### Exercise directions
Starting with the first line of the listing, quote each line exactly until and including the one with "(0,0) rectangle (1135,646);", leaving pictures out.

### Data
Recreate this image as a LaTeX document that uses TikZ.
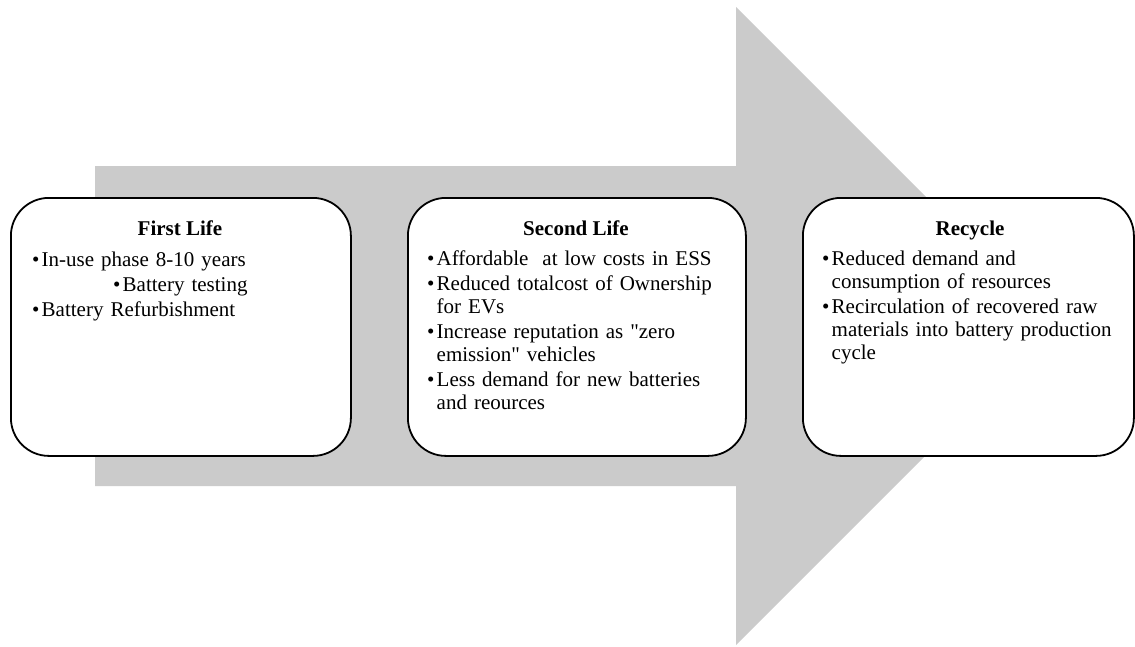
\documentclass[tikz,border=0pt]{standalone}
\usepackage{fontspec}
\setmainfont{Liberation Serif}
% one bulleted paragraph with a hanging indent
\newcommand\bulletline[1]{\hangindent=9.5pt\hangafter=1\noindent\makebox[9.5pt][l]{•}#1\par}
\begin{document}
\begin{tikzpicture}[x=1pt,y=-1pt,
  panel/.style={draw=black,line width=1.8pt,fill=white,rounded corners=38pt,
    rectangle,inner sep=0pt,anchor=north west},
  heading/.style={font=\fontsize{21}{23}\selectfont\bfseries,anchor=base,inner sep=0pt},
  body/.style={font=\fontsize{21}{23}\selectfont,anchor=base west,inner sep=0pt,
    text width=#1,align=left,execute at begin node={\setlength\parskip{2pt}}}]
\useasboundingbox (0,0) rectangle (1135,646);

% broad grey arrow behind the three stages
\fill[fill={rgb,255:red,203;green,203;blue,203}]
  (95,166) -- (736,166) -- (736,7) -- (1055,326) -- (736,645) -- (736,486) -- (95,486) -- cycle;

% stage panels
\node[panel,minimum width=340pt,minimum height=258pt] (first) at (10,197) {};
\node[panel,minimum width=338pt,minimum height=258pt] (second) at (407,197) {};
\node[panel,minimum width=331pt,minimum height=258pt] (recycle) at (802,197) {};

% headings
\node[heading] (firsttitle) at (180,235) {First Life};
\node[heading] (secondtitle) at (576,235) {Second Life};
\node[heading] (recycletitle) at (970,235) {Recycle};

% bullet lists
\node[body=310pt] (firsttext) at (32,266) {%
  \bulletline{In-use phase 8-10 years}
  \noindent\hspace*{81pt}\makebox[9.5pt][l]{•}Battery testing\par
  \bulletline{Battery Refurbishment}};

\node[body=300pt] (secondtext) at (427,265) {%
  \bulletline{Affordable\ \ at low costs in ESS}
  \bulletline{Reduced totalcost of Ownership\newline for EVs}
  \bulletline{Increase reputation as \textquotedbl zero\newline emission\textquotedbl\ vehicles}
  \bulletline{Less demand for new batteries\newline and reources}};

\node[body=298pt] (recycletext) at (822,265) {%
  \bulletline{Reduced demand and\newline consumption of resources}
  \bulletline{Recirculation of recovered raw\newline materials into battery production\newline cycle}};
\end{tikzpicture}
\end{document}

### Exercise response
Recreate this image as a LaTeX document that uses TikZ.
\documentclass[tikz,border=0pt]{standalone}
\usepackage{fontspec}
\setmainfont{Liberation Serif}
% one bulleted paragraph with a hanging indent
\newcommand\bulletline[1]{\hangindent=9.5pt\hangafter=1\noindent\makebox[9.5pt][l]{•}#1\par}
\begin{document}
\begin{tikzpicture}[x=1pt,y=-1pt,
  panel/.style={draw=black,line width=1.8pt,fill=white,rounded corners=38pt,
    rectangle,inner sep=0pt,anchor=north west},
  heading/.style={font=\fontsize{21}{23}\selectfont\bfseries,anchor=base,inner sep=0pt},
  body/.style={font=\fontsize{21}{23}\selectfont,anchor=base west,inner sep=0pt,
    text width=#1,align=left,execute at begin node={\setlength\parskip{2pt}}}]
\useasboundingbox (0,0) rectangle (1135,646);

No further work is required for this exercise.